- _Information provided_
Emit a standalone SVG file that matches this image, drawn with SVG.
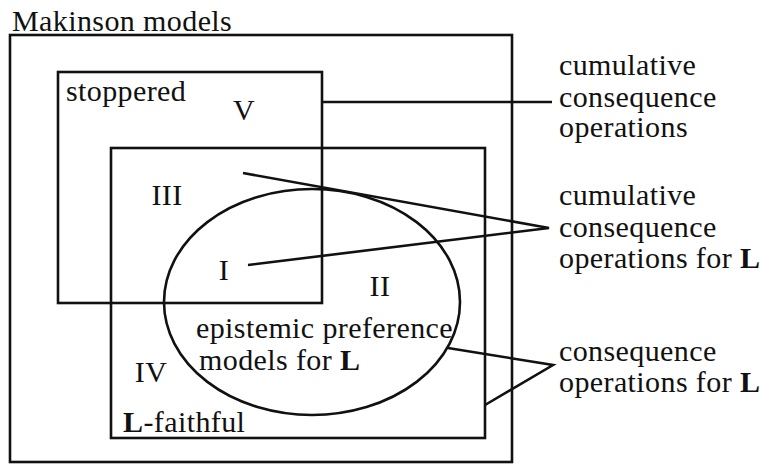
<svg xmlns="http://www.w3.org/2000/svg" width="767" height="464" viewBox="0 0 767 464">
<style>
.b{fill:none;stroke:#111;stroke-width:2.6}
.t{font-family:"Liberation Serif","Times New Roman","DejaVu Serif","Noto Serif",serif;font-size:30px;letter-spacing:0.4px;fill:#111}
.bold{font-weight:bold}
</style>
<rect width="767" height="464" fill="#fff"/>
<g id="makinson">
<rect class="b" x="10" y="35" width="502" height="427"/>
<text class="t" x="12" y="31">Makinson models</text>
</g>
<g id="stoppered">
<rect class="b" x="58" y="72" width="264" height="231"/>
<text class="t" x="66" y="101">stoppered</text>
<text class="t" x="244" y="120" text-anchor="middle">V</text>
</g>
<g id="faithful">
<rect class="b" x="111" y="148" width="374" height="290"/>
<text class="t" x="123" y="432"><tspan class="bold">L</tspan>-faithful</text>
<text class="t" x="167" y="205" text-anchor="middle">III</text>
<text class="t" x="151" y="382" text-anchor="middle">IV</text>
</g>
<g id="epistemic">
<ellipse class="b" cx="312" cy="302" rx="148" ry="113"/>
<text class="t" x="224" y="280" text-anchor="middle">I</text>
<text class="t" x="380" y="296" text-anchor="middle">II</text>
<text class="t" x="196" y="338">epistemic preference</text>
<text class="t" x="199" y="370">models for <tspan class="bold">L</tspan></text>
</g>
<g id="label-cumulative">
<text class="t" x="559" y="75">cumulative</text>
<text class="t" x="559" y="107">consequence</text>
<text class="t" x="559" y="137">operations</text>
</g>
<g id="label-cumulative-L">
<text class="t" x="559" y="205">cumulative</text>
<text class="t" x="559" y="237">consequence</text>
<text class="t" x="559" y="268">operations for <tspan class="bold">L</tspan></text>
</g>
<g id="label-consequence-L">
<text class="t" x="559" y="361">consequence</text>
<text class="t" x="559" y="392">operations for <tspan class="bold">L</tspan></text>
</g>
<g id="connectors" class="b">
<path class="b" d="M322 102 H552"/>
<path class="b" d="M243 173 L549 228 L248 265"/>
<path class="b" d="M448 348 L553 365 L485 405"/>
</g>
</svg>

- _Exercise brief_
Repeat the data exactly in full, omitting its pictures.

- _Reply_
Emit a standalone SVG file that matches this image, drawn with SVG.
<svg xmlns="http://www.w3.org/2000/svg" width="767" height="464" viewBox="0 0 767 464">
<style>
.b{fill:none;stroke:#111;stroke-width:2.6}
.t{font-family:"Liberation Serif","Times New Roman","DejaVu Serif","Noto Serif",serif;font-size:30px;letter-spacing:0.4px;fill:#111}
.bold{font-weight:bold}
</style>
<rect width="767" height="464" fill="#fff"/>
<g id="makinson">
<rect class="b" x="10" y="35" width="502" height="427"/>
<text class="t" x="12" y="31">Makinson models</text>
</g>
<g id="stoppered">
<rect class="b" x="58" y="72" width="264" height="231"/>
<text class="t" x="66" y="101">stoppered</text>
<text class="t" x="244" y="120" text-anchor="middle">V</text>
</g>
<g id="faithful">
<rect class="b" x="111" y="148" width="374" height="290"/>
<text class="t" x="123" y="432"><tspan class="bold">L</tspan>-faithful</text>
<text class="t" x="167" y="205" text-anchor="middle">III</text>
<text class="t" x="151" y="382" text-anchor="middle">IV</text>
</g>
<g id="epistemic">
<ellipse class="b" cx="312" cy="302" rx="148" ry="113"/>
<text class="t" x="224" y="280" text-anchor="middle">I</text>
<text class="t" x="380" y="296" text-anchor="middle">II</text>
<text class="t" x="196" y="338">epistemic preference</text>
<text class="t" x="199" y="370">models for <tspan class="bold">L</tspan></text>
</g>
<g id="label-cumulative">
<text class="t" x="559" y="75">cumulative</text>
<text class="t" x="559" y="107">consequence</text>
<text class="t" x="559" y="137">operations</text>
</g>
<g id="label-cumulative-L">
<text class="t" x="559" y="205">cumulative</text>
<text class="t" x="559" y="237">consequence</text>
<text class="t" x="559" y="268">operations for <tspan class="bold">L</tspan></text>
</g>
<g id="label-consequence-L">
<text class="t" x="559" y="361">consequence</text>
<text class="t" x="559" y="392">operations for <tspan class="bold">L</tspan></text>
</g>
<g id="connectors" class="b">
<path class="b" d="M322 102 H552"/>
<path class="b" d="M243 173 L549 228 L248 265"/>
<path class="b" d="M448 348 L553 365 L485 405"/>
</g>
</svg>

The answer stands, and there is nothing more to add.